In April 1917, Wilson asked Congress for a declaration of war—not just to defeat Germany or to end submarine warfare, but to secure "the rights and liberties...of free people everywhere." For Wilson, the war would be a great crusade for world peace and national self-determination. "The world must be made safe for democracy," Wilson proclaimed as America entered "the war to end all wars."
As in Britain and Germany, the necessities of war forced the United States to expand temporarily the authority of the federal government, which was empowered to coordinate railroad administration, war industries, labor relations and food production.
When war was declared, the American army was a small force of 200,000 soldiers. Millions of men had to be drafted, trained, equipped and shipped across a submarine- infested ocean to Europe. A full year passed before the United States Army was ready to make a major contribution to the Allied war effort
In the spring of 1918, the Germans launched a last desperate offensive, in the hope of reaching Paris before the American army was prepared to fight. But a few American divisions were available to assist the French and the British in repelling this attack. By fall, Germany's position was hopeless: Its armies were retreating in the face of a relentless American buildup.

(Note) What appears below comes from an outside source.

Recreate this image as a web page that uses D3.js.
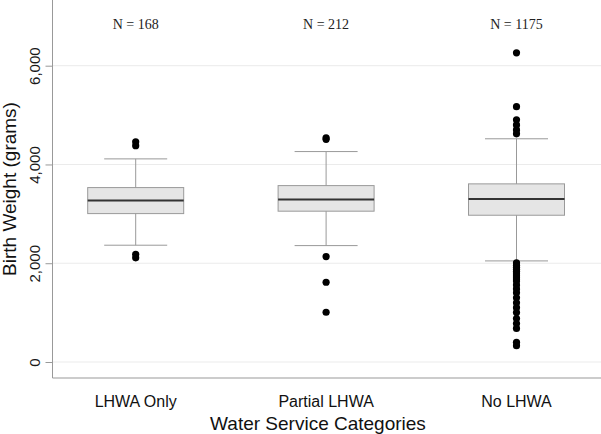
<!DOCTYPE html>
<html lang="en">
<head>
    <meta charset="UTF-8">
    <title>Birth Weight by Water Service Category</title>
    <script src="https://d3js.org/d3.v7.min.js"></script>
    <style>
        body { margin: 0; background: #fff; }
        svg { display: block; }
        .tick text { font-family: "Liberation Sans", Arial, sans-serif; }
    </style>
</head>
<body>
    <div id="chart"></div>

    <script>
        const width = 601;
        const height = 434;

        // values
        const categories = ["LHWA Only", "Partial LHWA", "No LHWA"];
        const counts = [168, 212, 1175];
        const q1 = [3005, 3054, 2972];
        const medians = [3269, 3289, 3303];
        const q3 = [3532, 3572, 3607];
        const whiskerLow = [2365, 2357, 2047];
        const whiskerHigh = [4113, 4261, 4520];
        const outliers = [
            [4460, 4380, 2180, 2110],
            [4540, 4510, 2134, 1615, 1007],
            [6261, 5170, 4904, 4800, 4700, 4620,
             2010, 1960, 1920, 1880, 1840, 1800, 1760, 1720, 1680, 1640,
             1560, 1480, 1400, 1300, 1200, 1100, 1000, 880, 780, 680, 400, 330]
        ];
        const yTicks = [0, 2000, 4000, 6000];

        const left = 52.5, bottom = 378;

        const svg = d3.select("#chart")
                      .append("svg")
                      .attr("width", width)
                      .attr("height", height);

        const x = d3.scalePoint()
                    .domain(categories)
                    .range([135.7, 516.5]);

        const y = d3.scaleLinear()
                    .domain([0, 6000])
                    .range([362, 65.7]);

        // gridlines
        svg.append("g")
           .selectAll("line")
           .data(yTicks)
           .enter()
           .append("line")
           .attr("x1", left)
           .attr("x2", width)
           .attr("y1", d => y(d))
           .attr("y2", d => y(d))
           .style("stroke", "#ebebeb")
           .style("stroke-width", 1);

        // y axis
        const yAxis = svg.append("g")
           .attr("transform", `translate(${left},0)`)
           .call(d3.axisLeft(y).tickValues(yTicks).tickFormat(d3.format(",")).tickSize(7));
        yAxis.select(".domain").remove();
        yAxis.selectAll(".tick line").style("stroke", "#999");
        yAxis.selectAll(".tick text")
             .attr("transform", "rotate(-90)")
             .attr("x", 0)
             .attr("y", -12.5)
             .attr("dy", 0)
             .attr("text-anchor", "middle")
             .style("font-size", "15px")
             .style("fill", "#1a1a1a");

        // axis lines
        svg.append("line")
           .attr("x1", left).attr("x2", left)
           .attr("y1", 0).attr("y2", bottom)
           .style("stroke", "#999");
        svg.append("line")
           .attr("x1", left).attr("x2", width)
           .attr("y1", bottom).attr("y2", bottom)
           .style("stroke", "#999");

        const boxW = 96, capW = 63;
        const idx = d3.range(categories.length);

        const g = svg.append("g");

        // whiskers
        g.selectAll(".whisker")
         .data(idx)
         .enter()
         .append("line")
         .attr("x1", i => x(categories[i]))
         .attr("x2", i => x(categories[i]))
         .attr("y1", i => y(whiskerHigh[i]))
         .attr("y2", i => y(whiskerLow[i]))
         .style("stroke", "#999");

        ["low", "high"].forEach(k => {
            const vals = k === "low" ? whiskerLow : whiskerHigh;
            g.selectAll(".cap-" + k)
             .data(idx)
             .enter()
             .append("line")
             .attr("x1", i => x(categories[i]) - capW / 2)
             .attr("x2", i => x(categories[i]) + capW / 2)
             .attr("y1", i => y(vals[i]))
             .attr("y2", i => y(vals[i]))
             .style("stroke", "#999");
        });

        // boxes
        g.selectAll(".box")
         .data(idx)
         .enter()
         .append("rect")
         .attr("x", i => x(categories[i]) - boxW / 2)
         .attr("y", i => y(q3[i]))
         .attr("width", boxW)
         .attr("height", i => y(q1[i]) - y(q3[i]))
         .style("fill", "#e5e5e5")
         .style("stroke", "#999");

        // medians
        g.selectAll(".median")
         .data(idx)
         .enter()
         .append("line")
         .attr("x1", i => x(categories[i]) - boxW / 2)
         .attr("x2", i => x(categories[i]) + boxW / 2)
         .attr("y1", i => y(medians[i]))
         .attr("y2", i => y(medians[i]))
         .style("stroke", "#333")
         .style("stroke-width", 2);

        // outliers
        const pts = [];
        outliers.forEach((arr, i) => arr.forEach(v => pts.push({ c: categories[i], v: v })));
        g.selectAll("circle")
         .data(pts)
         .enter()
         .append("circle")
         .attr("cx", d => x(d.c))
         .attr("cy", d => y(d.v))
         .attr("r", 3.6)
         .style("fill", "#000");

        // N labels
        svg.selectAll(".nlabel")
           .data(idx)
           .enter()
           .append("text")
           .attr("x", i => x(categories[i]))
           .attr("y", 29)
           .attr("text-anchor", "middle")
           .style("font-family", "'Liberation Serif', 'Times New Roman', serif")
           .style("font-size", "14px")
           .style("fill", "#222")
           .text(i => "N = " + counts[i]);

        // category labels
        svg.selectAll(".cat")
           .data(categories)
           .enter()
           .append("text")
           .attr("x", d => x(d))
           .attr("y", 407)
           .attr("text-anchor", "middle")
           .style("font-family", "'Liberation Sans', Arial, sans-serif")
           .style("font-size", "16px")
           .style("fill", "#111")
           .text(d => d);

        // axis titles
        svg.append("text")
           .attr("x", 318)
           .attr("y", 430)
           .attr("text-anchor", "middle")
           .style("font-family", "'Liberation Sans', Arial, sans-serif")
           .style("font-size", "19px")
           .style("fill", "#111")
           .text("Water Service Categories");

        svg.append("text")
           .attr("transform", "translate(15.5,189) rotate(-90)")
           .attr("text-anchor", "middle")
           .style("font-family", "'Liberation Sans', Arial, sans-serif")
           .style("font-size", "19px")
           .style("fill", "#111")
           .text("Birth Weight (grams)");
    </script>
</body>
</html>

The previous January, Wilson had outlined his war aims—the Fourteen Points. These called for, among other things, open diplomacy, freedom of the seas, free international trade, disarmament and a just settlement of colonial disputes. The map of Europe would be redrawn to establish independent states for every national group, and a world association of nations would be organized to protect the peace. Wilson hoped that, by offering lenient peace terms, he could persuade Germany to cease fighting. In October, the German government asked for peace, and an armistice was declared on November 11.
In 1919, Wilson went to Europe to draft the peace treaty. He was greeted by cheering crowds in the Allied capitals, but the welcome turned sour when negotiations began at Versailles. Despite Wilson's protests, the Allies imposed crushing reparations on Germany and divided its colonies among themselves. Wilson did succeed in establishing the League of Nations, but many Americans feared that such a world organization might drag the United States into another foreign war. A group of Republican senators attached reservations to the Versailles Treaty: They would accept the League of Nations only on the understanding that Congress, not the League, retained control over American armed forces. Britain and France did not object to that reservation, but Wilson stubbornly refused to modify the treaty. The president and the Congress deadlocked over this issue. The United States never ratified the Versailles Treaty and never joined the League of Nations.